L’Armée du Salut // De Abdellah Taïa. Avec Saïd Mrini et Karim Ait M’Hand.
Jouant la carte de la confusion des sentiments, L’Armée du Salut est un film qui a le mérite de parler de quelque chose d’assez beau mais de façon peut-être un peu trop maladroite. Disons que l’histoire est assez difficile mais disons que l’idée qu’un jeune garçon soit amoureux de son propre frère, c’est tout de même assez intriguant au premier abord. Le film aborde tout un tas de sujets, notamment la place du français à Casablanca et le fait qu’il s’agisse d’une langue qui peut permettre à des gens comme Abdellah de sortir de son pays et de vivre une vie plus confortable ailleurs. Cela pose aussi le problème de la vie dans ce pays où certains ont baissé les bras et d’autres ont simplement l’envie de s’en sortir. L’Armée du Salut aurait pu être un film magnifique, notamment pour le constat social et la place de l’homosexualité dans cette société (à base d’hommes mariés qui vont trouver leur bonheur chez des petits jeunes comme Abdellah qu’ils pourront récompenser d’une pastèque par exemple). Sauf que ce qui aurait pu fonctionner ne fonctionne pas toujours et le scénario devient très rapidement confus, étrange sans parvenir à aller au bout de ce qu’il peut dénoncer ou exposer.
Dans un quartier populaire de Casablanca, Abdellah, adolescent homosexuel, essaie de se construire au sein d’une famille nombreuse, entre une mère autoritaire et un frère aîné qu’il aime passionnément.
Le parti pris de Abdellah Taïa n’est pas bête et permet de se pencher sur l’homosexualité dans un pays où cela reste quelque chose de très mal accepté mais plutôt que de creuser cette question, le film n’a de cesse de faire des aller retour et de tenter l’exercice du contemplatif sans parvenir à réellement surprendre. Pour faire un bon film silencieux, il faut que les images que l’on voit à l’écran soient parlantes et malheureusement ce n’est jamais ce que l’on a réellement. Le film enchaîne tout un tas de choses, entre les problèmes familiaux du héros, sa relation avec son frère qu’il n’arrive pas à sortir de lui et puis ses plans culs qui semblent plus contraints et forcés que réellement là pour créer une forme de plaisir en lui. Si seulement il couchait pour se faire plaisir alors L’Armée du Salut aurait probablement une toute autre signification. Le plan cul n’est pas quelque chose de nécessaire dans la vie d’un homme comme Abdellah. Certes il cherche son frère à chaque fois qu’il couche avec quelqu’un qui pourrait en partie lui ressembler. Il imagine alors coucher avec lui mais ce n’est pas suffisant et encore moins quelque chose qui permet réellement au message de sortir du lot.

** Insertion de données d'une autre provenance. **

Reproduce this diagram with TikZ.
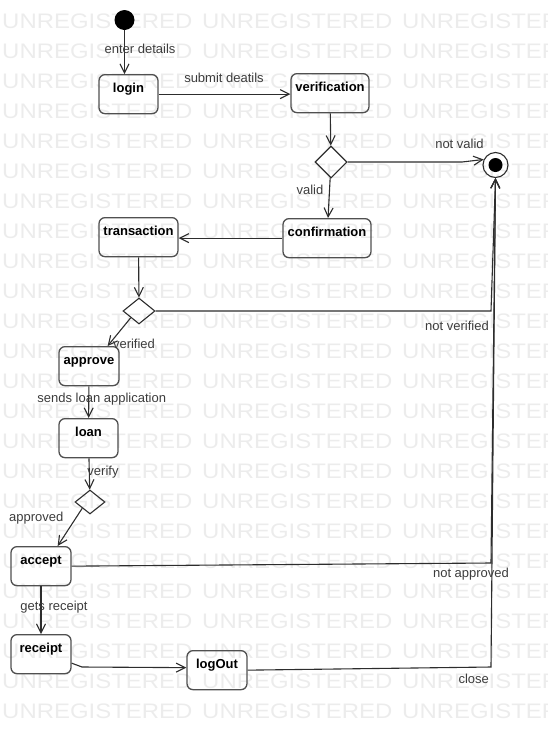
\documentclass[tikz,border=0pt]{standalone}
\usepackage{fontspec}
\setmainfont{Liberation Sans}
\usetikzlibrary{arrows.meta,shapes.geometric}

\definecolor{wmgray}{RGB}{236,236,236}
\definecolor{linegray}{RGB}{45,45,45}
\definecolor{boxgray}{RGB}{80,80,80}
\definecolor{labelgray}{RGB}{60,60,60}

\begin{document}
\begin{tikzpicture}[x=1pt,y=-1pt,
  wm/.style={anchor=west, inner sep=0pt, text=wmgray,
    font=\fontsize{21}{21}\selectfont, xscale=1.14},
  state/.style={draw=boxgray, line width=1.3pt, rounded corners=6pt,
    inner xsep=0pt, inner ysep=0pt, text height=17.5pt, text depth=21.5pt,
    anchor=north, text=black, font=\fontsize{13}{15}\selectfont\bfseries},
  decision/.style={diamond, draw=linegray, line width=1.1pt, inner sep=0pt},
  flow/.style={draw=linegray, line width=1.1pt,
    -{Straight Barb[length=9pt,width=9pt,line width=1.1pt]}},
  guard/.style={inner sep=0pt, text=labelgray, font=\fontsize{13}{15}\selectfont}]

\useasboundingbox (0,0) rectangle (548,729);
\clip (0,0) rectangle (548,729);

% background lettering
\foreach \r in {0,...,23}{
  \foreach \c in {0,1,2}{
    \node[wm] (wm-\r-\c) at ({2+200*\c},{21+30*\r}) {UNREGISTERED};
  }
}

% pseudo states
\node[circle, fill=black, minimum size=20pt, inner sep=0pt] (init) at (124.5,20) {};
\node[circle, draw=linegray, line width=1.1pt, minimum size=25pt, inner sep=0pt] (final) at (495.5,165) {};
\node[circle, fill=black, minimum size=14pt, inner sep=0pt] (finaldot) at (final) {};

% states
\node[state, minimum width=59pt] (login)   at (128.5,74) {login};
\node[state, minimum width=78pt] (verif)   at (330,73)   {verification};
\node[state, minimum width=79pt] (trans)   at (138.5,217) {transaction};
\node[state, minimum width=88pt] (conf)    at (327,218)  {confirmation};
\node[state, minimum width=60pt] (approve) at (89,346)   {approve};
\node[state, minimum width=59pt] (loan)    at (88.5,418) {loan};
\node[state, minimum width=60pt] (accept)  at (41,546)   {accept};
\node[state, minimum width=60pt] (receipt) at (41,634)   {receipt};
\node[state, minimum width=60pt] (logout)  at (217,650)  {logOut};

% decisions
\node[decision, minimum width=32pt, minimum height=32pt] (d1) at (331,162) {};
\node[decision, minimum width=32pt, minimum height=26pt] (d2) at (139,311) {};
\node[decision, minimum width=30pt, minimum height=24pt] (d3) at (90,502) {};

% transitions
\draw[flow] (init) -- (init |- login.north);
\draw[flow] (login.east) -- (login.east -| verif.west);
\draw[flow] (verif) -- (d1);
\draw[flow] (d1.east) -- (462,162) -- (final.155);
\draw[flow] (d1) -- (conf);
\draw[flow] (conf.west) -- (conf.west -| trans.east);
\draw[flow] (trans) -- (d2);
\draw[flow] (d2.east) -- (491,311) -- (final.south);
\draw[flow] (d2.south west) -- ([xshift=-12pt]approve.north east);
\draw[flow] (approve) -- (loan);
\draw[flow] (loan) -- (d3);
\draw[flow] (d3.south west) -- ([xshift=-14pt]accept.north east);
\draw[flow] (accept.east) -- (491,563) -- (final.south);
\draw[flow] (accept) -- (receipt);
\draw[flow] ([yshift=-9pt]receipt.east) -- (82,667) -- ([yshift=2.5pt]logout.west);
\draw[flow] (logout.east) -- (491,667) -- (final.south);

% transition labels
\node[guard] (g-enter)    at (140,49)    {enter details};
\node[guard] (g-submit)   at (224,78)    {submit deatils};
\node[guard] (g-notvalid) at (459.5,144) {not valid};
\node[guard] (g-valid)    at (310,190)   {valid};
\node[guard] (g-verified) at (134,343.5) {verified};
\node[guard] (g-notver)   at (457,325.5) {not verified};
\node[guard] (g-sends)    at (101.7,399) {sends loan application};
\node[guard] (g-verify)   at (103,472)   {verify};
\node[guard] (g-approved) at (36.3,518.5) {approved};
\node[guard] (g-receipt)  at (54,607.5)  {gets receipt};
\node[guard] (g-notappr)  at (471,574.5) {not approved};
\node[guard] (g-close)    at (473.7,678.5) {close};
\end{tikzpicture}
\end{document}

L’homosexualité n’est pas pour autant instrumentalisée. Disons qu’elle n’est pas forcément ce qu’il y a de plus important dans L’Armée du Salut non plus. La façon dont l’histoire évolue reste tout de même assez intéressante. Notamment quand Abdellah se transforme et que l’on peut suivre le personnage à un âge un peu plus avancé. On va découvrir qu’il est finalement devenu une sorte d’homme que l’on peut manipuler à cause de son homosexualité (le fait de payer le triple car il a des petits amis étrangers, etc.). J’aurais aimé avoir beaucoup de compassion pour le héros et adorer ce film mais étant donné que ce dernier ne réussi que très peu de choses, on se demande bien où est-ce que L’Armée du Salut veut bien aller. Le côté militant du film passe complètement à côté de la plaque, encore une fois à cause du scénario qui manque cruellement de forces et peut-être aussi de sagesse. Car on sent que le film tente des choses mais qu’il ne va pas vraiment au bout de ce qu’il tente de mettre en place. Rapidement le héros devient une sorte de pantin que le film trimballe de scènes en scènes avec plein d’idées dedans mais mal arrangées.
Note : 4/10. En bref, malgré quelque chose de solide, L’Armée du Salut manque cruellement d’une consistance que le scénario semble se donner en apparence mais qui le fond, assez creux, brise complètement.